Your task is to transcribe all the entries exactly, excluding pictures.

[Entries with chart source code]
[start]
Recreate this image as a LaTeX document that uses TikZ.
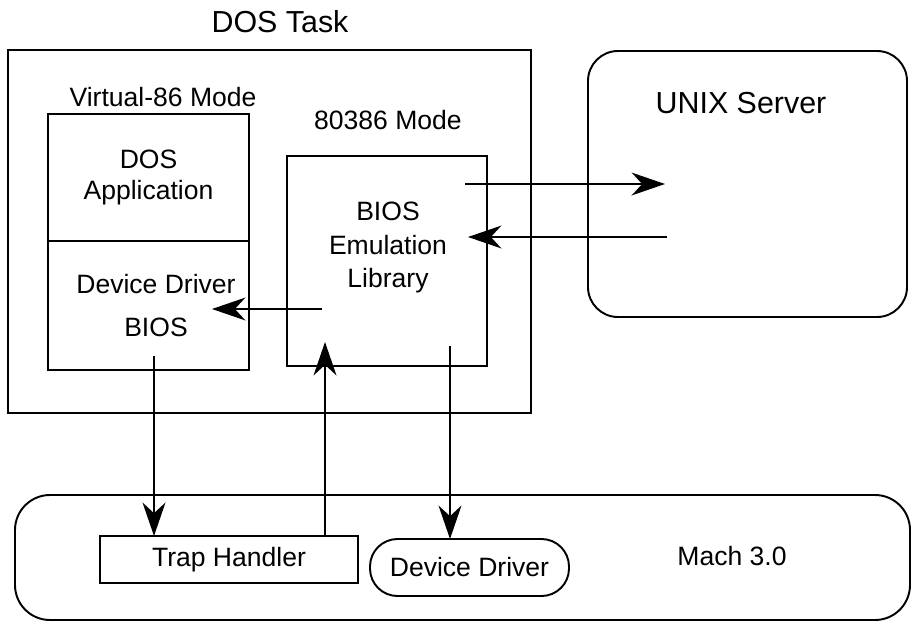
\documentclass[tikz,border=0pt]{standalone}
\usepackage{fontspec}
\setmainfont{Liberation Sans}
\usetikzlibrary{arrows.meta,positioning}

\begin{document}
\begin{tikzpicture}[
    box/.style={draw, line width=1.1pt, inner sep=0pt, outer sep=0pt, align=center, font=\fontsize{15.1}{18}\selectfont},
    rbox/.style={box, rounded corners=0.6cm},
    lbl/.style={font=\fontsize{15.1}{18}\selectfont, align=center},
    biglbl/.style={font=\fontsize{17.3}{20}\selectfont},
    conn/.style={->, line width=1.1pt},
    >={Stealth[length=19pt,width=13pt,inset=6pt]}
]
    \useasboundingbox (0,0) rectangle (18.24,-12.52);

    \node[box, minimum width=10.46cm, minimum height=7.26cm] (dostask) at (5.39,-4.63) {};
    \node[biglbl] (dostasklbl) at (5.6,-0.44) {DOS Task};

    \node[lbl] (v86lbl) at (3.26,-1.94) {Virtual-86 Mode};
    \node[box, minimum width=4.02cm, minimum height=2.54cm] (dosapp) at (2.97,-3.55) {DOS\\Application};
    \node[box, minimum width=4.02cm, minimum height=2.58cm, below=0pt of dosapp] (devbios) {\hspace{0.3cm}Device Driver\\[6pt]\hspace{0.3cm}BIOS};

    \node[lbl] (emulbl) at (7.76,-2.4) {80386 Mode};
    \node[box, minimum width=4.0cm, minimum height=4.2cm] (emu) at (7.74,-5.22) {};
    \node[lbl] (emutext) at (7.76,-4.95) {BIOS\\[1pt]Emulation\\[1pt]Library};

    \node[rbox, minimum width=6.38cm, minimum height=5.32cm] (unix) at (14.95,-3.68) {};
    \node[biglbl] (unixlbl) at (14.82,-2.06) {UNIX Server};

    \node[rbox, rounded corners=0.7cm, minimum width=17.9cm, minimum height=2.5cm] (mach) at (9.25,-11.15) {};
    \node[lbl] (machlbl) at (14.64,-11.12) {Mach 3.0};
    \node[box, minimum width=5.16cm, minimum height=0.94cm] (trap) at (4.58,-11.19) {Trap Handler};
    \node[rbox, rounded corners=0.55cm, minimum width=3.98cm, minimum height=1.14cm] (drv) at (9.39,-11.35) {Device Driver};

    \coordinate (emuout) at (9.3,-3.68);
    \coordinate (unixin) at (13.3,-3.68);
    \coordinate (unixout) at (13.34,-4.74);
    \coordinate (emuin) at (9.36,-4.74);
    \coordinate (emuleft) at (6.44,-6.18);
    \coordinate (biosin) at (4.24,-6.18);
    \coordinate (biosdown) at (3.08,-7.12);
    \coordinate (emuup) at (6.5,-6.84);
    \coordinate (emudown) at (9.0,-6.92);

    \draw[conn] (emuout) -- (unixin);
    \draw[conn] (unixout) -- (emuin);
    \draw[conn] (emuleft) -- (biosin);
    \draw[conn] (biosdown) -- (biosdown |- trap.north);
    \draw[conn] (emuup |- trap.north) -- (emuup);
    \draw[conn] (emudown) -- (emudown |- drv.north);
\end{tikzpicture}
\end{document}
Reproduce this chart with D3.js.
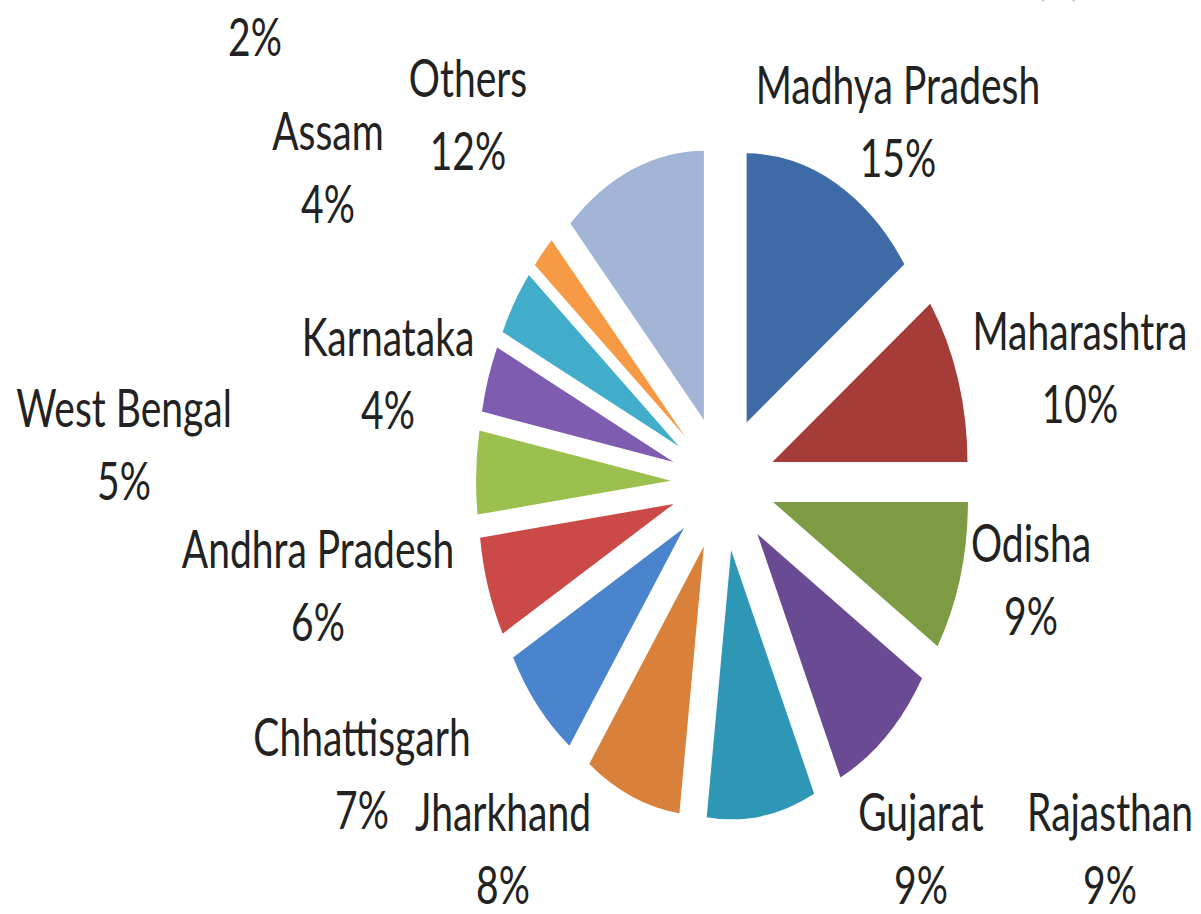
[end]
EXERCISE RESULT
Recreate this image as a LaTeX document that uses TikZ.
\documentclass[tikz,border=0pt]{standalone}
\usepackage{fontspec}
\setmainfont{Liberation Sans}
\usetikzlibrary{arrows.meta,positioning}

\begin{document}
\begin{tikzpicture}[
    box/.style={draw, line width=1.1pt, inner sep=0pt, outer sep=0pt, align=center, font=\fontsize{15.1}{18}\selectfont},
    rbox/.style={box, rounded corners=0.6cm},
    lbl/.style={font=\fontsize{15.1}{18}\selectfont, align=center},
    biglbl/.style={font=\fontsize{17.3}{20}\selectfont},
    conn/.style={->, line width=1.1pt},
    >={Stealth[length=19pt,width=13pt,inset=6pt]}
]
    \useasboundingbox (0,0) rectangle (18.24,-12.52);

    \node[box, minimum width=10.46cm, minimum height=7.26cm] (dostask) at (5.39,-4.63) {};
    \node[biglbl] (dostasklbl) at (5.6,-0.44) {DOS Task};

    \node[lbl] (v86lbl) at (3.26,-1.94) {Virtual-86 Mode};
    \node[box, minimum width=4.02cm, minimum height=2.54cm] (dosapp) at (2.97,-3.55) {DOS\\Application};
    \node[box, minimum width=4.02cm, minimum height=2.58cm, below=0pt of dosapp] (devbios) {\hspace{0.3cm}Device Driver\\[6pt]\hspace{0.3cm}BIOS};

    \node[lbl] (emulbl) at (7.76,-2.4) {80386 Mode};
    \node[box, minimum width=4.0cm, minimum height=4.2cm] (emu) at (7.74,-5.22) {};
    \node[lbl] (emutext) at (7.76,-4.95) {BIOS\\[1pt]Emulation\\[1pt]Library};

    \node[rbox, minimum width=6.38cm, minimum height=5.32cm] (unix) at (14.95,-3.68) {};
    \node[biglbl] (unixlbl) at (14.82,-2.06) {UNIX Server};

    \node[rbox, rounded corners=0.7cm, minimum width=17.9cm, minimum height=2.5cm] (mach) at (9.25,-11.15) {};
    \node[lbl] (machlbl) at (14.64,-11.12) {Mach 3.0};
    \node[box, minimum width=5.16cm, minimum height=0.94cm] (trap) at (4.58,-11.19) {Trap Handler};
    \node[rbox, rounded corners=0.55cm, minimum width=3.98cm, minimum height=1.14cm] (drv) at (9.39,-11.35) {Device Driver};

    \coordinate (emuout) at (9.3,-3.68);
    \coordinate (unixin) at (13.3,-3.68);
    \coordinate (unixout) at (13.34,-4.74);
    \coordinate (emuin) at (9.36,-4.74);
    \coordinate (emuleft) at (6.44,-6.18);
    \coordinate (biosin) at (4.24,-6.18);
    \coordinate (biosdown) at (3.08,-7.12);
    \coordinate (emuup) at (6.5,-6.84);
    \coordinate (emudown) at (9.0,-6.92);

    \draw[conn] (emuout) -- (unixin);
    \draw[conn] (unixout) -- (emuin);
    \draw[conn] (emuleft) -- (biosin);
    \draw[conn] (biosdown) -- (biosdown |- trap.north);
    \draw[conn] (emuup |- trap.north) -- (emuup);
    \draw[conn] (emudown) -- (emudown |- drv.north);
\end{tikzpicture}
\end{document}
Reproduce this chart with D3.js.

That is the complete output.